Os aquíferos possuem as chamadas ‘áreas de recarga’, locais por onde a água da chuva se infiltra e recarrega o sistema. Nessas áreas há maior vulnerabilidade da contaminação vinda da superfície. Elas geralmente correspondem a afloramentos e locais onde a ‘capa’ protetora, que pode ser uma rocha, é fraturada ou apresenta ‘janelas’ (descontinuidades).
Em São Paulo, que usa 80% do total retirado anualmente pelos quatro países que têm recursos do Aquífero Guarani (Brasil, Argentina, Paraguai e Uruguai), a Secretaria de Meio Ambiente já discute a criação de lei que institua uma área de proteção e recuperação de mananciais específica para o afloramento do Guarani.
Vulnerabilidade. De acordo com levantamento coordenado pelo Instituto de Pesquisas Tecnológicas (IPT), ligado ao governo paulista, cerca de 4 mil km² da região de proteção proposta são considerados altamente vulneráveis à contaminação (mais informações nesta página).
Além de levar em consideração a proteção natural que os aquíferos têm, os especialistas observam a persistência e a mobilidade dos contaminantes que a reserva pode estar recebendo.
‘Quando há quantidade o suficiente, é só uma questão de tempo até os contaminantes chegarem às águas subterrâneas, pela persistência. Agora, há contaminantes que se degradam ou que não chegam mesmo’, explica Ricardo Hirata, professor do Instituto de Geociências da USP.
‘Metais pesados, por exemplo, se movem pouco e ficam presos. Já os nitratos são muito móveis e persistentes’, diz Hirata.
Ele afirma que os fertilizantes nitrogenados, aterros e lixões, redes de esgoto com vazamentos e locais de estoque de matéria-prima industrial são as fontes de contaminantes que mais preocupam os especialistas.
É consenso que a qualidade das águas do Guarani é ainda muito boa. Mas há preocupação com o excesso de exploração e o rebaixamento dos níveis de água nas cidades que mais utilizam os recursos.

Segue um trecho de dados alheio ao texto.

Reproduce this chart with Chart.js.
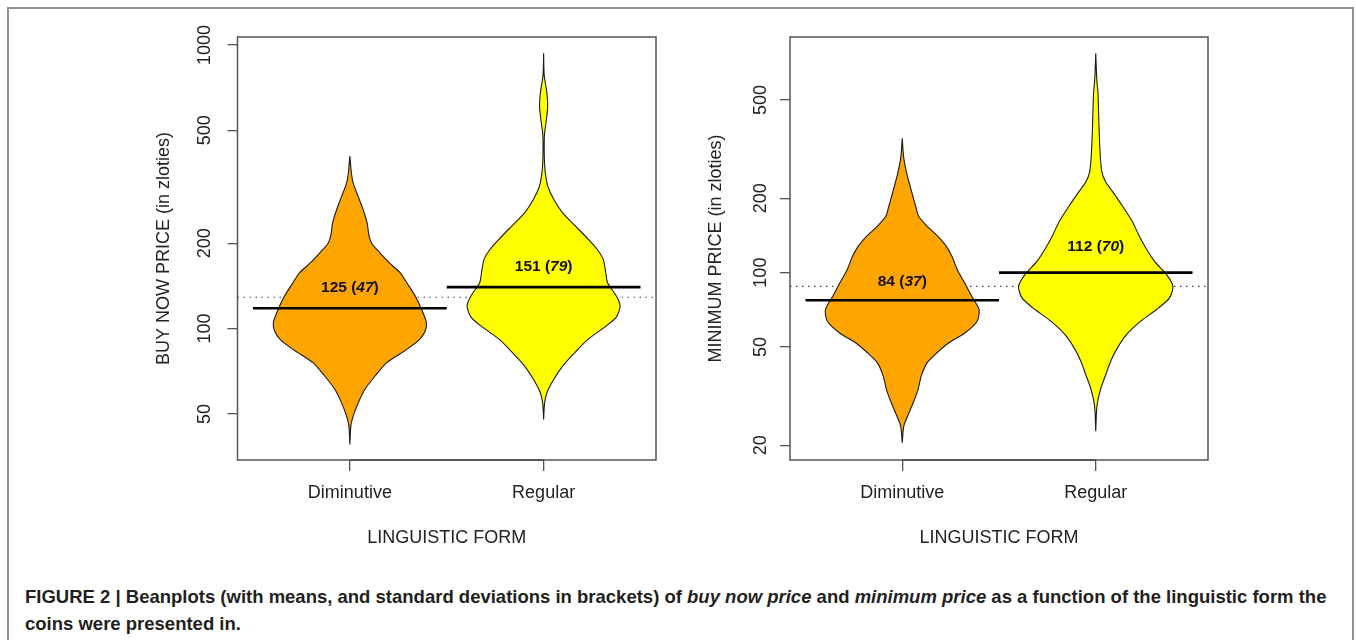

Recentemente, um estudo financiado pelo Banco Mundial revelou que o Guarani não tinha tanta água assim como se pensava. ‘As pessoas diziam que era uma reserva de 30 mil km³ de água. Isso é irreal. Porque nós não temos acesso a toda essa água. Temos acesso, na área confinada, a cerca de 2,1 mil km³ – mais os 40 km³ de recarga anual’, explica o geólogo Ricardo Hirata, da USP.
Segundo ele, usamos anualmente cerca de 1 km³ de água do Guarani: 94 % no Brasil, 3% no Uruguai, 2% no Paraguai e 1% na Argentina. Cerca de 80% do total é usado para abastecimento público e 15%, para processos industriais.
Se a disponibilidade de uma reserva que atrai atenção e investimentos ainda não é consenso, o potencial de aquíferos recém-descobertos, como o Alter do Chão, na Região Norte, é totalmente desconhecido. No ano passado, uma equipe da Universidade Federal do Pará (UFPA) divulgou a descoberta de uma reserva entre Pará, Amazonas e Amapá que seria bem maior do que o Guarani.
‘Ainda não sabemos nada sobre ela. Temos de fazer mapas de fluxo hídrico subterrâneo para saber quais as regiões de recarga e transformá-las em área de proteção ambiental’, explica Milton Matta, geólogo da UFPA.
O Alter do Chão abastece 100% de Santarém (PA) e quase toda Manaus (AM). ‘Não sabemos, por exemplo, as consequências do plantio de soja em Santarém. E como não conhecemos as áreas de recarga, não podemos medir as dimensões do problema’, diz Matta. Por essa razão, a ANA destinou R$ 4,5 milhões para um mapeamento da hidrodinâmica das águas subterrâneas da Amazônia.